The Court held that in determining the existence of an employer-employee relationship, the four-fold test is aptly considered: 1) the selection and engagement of the worker or the power to hire; 2) the power to dismiss; 3) the payment of wages by whatever means; and, 4) the power to control the worker’s conduct. Control assumes primacy in the overall consideration. The Court held that all these elements are present in the case.
The Court further explained that although there was no evidence presented to prove that complainants are members co–owners of the cooperative, the complainants by virtue of their being employees are still covered by the Labor Code of the Philippines. They are entitled to minimum wage, overtime pay, rest day, and due process before termination of employment.
In sum, the Court considered membership and ownership in a cooperative as irrelevant to the case. The existence of an employer-employee relationship entitles one to labor standards provided for under the Labor Code. This, in effect, sets aside the “fused personality doctrine” in cases involving labor standards compliance. (Perpetual Help Credit Cooperative, Inc. vs Faburada, et. Al;GR No. 121948; October 8, 2001.)
Manpower Service Cooperatives. Cooperatives in the Philippines now play a new role in the world of contracting or subcontracting.

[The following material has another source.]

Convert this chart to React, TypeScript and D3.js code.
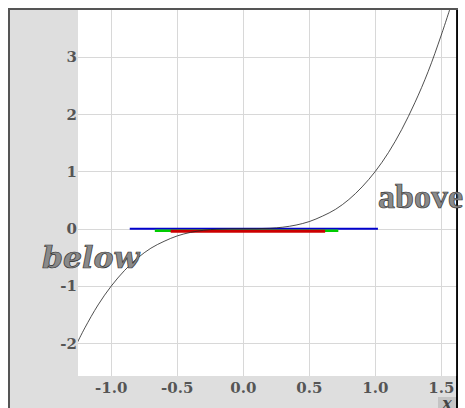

The existence of Asiapro and Staff Search Asia Service Cooperative, among others, shows the metamorphosis of this role. From the traditional organization formed for mutual benefit of its worker-members, workers cooperatives are now engaged in supplying manpower. Some manpower cooperatives supply their own members in their subcontracting business.
Last year, the Court decided a case involving a manpower cooperative. The case involved a shrimp processing company which entered into a contract with a manpower cooperative to provide, among others, messengerial, janitorial, harvesting, sanitation, and washing services. Consequently, members of the cooperative were sent to perform said services to the company.
The members filed a complaint which sought to declare themselves as regular members of the principal. The principal opposed the complaint arguing that the members are employees of the independent cooperative contractor.
The Court held that the contention of the shrimp processing company holds no basis. Using the “substantial capital” doctrine and the “right of control test”, the Court found that the cooperative had no substantial capital in the form of tools, equipment, machineries, work premises and other materials to qualify itself as an independent contractor. In addition, the shrimp processing company was found to have control of the manner and method on how the work was done. Thus, the complainants were deemed employees not of the cooperative but of the shrimp processing company. (San Miguel Corporation vs. Aballa et. al.; G.R. No. 149011; June 28, 2005)
Thus, what the Court tried to impress in this case is that labor laws find application so long as an employer-employee relationship exists, regardless of the nomenclature and nature of its organization, whether as a partnership, corporation, or cooperative.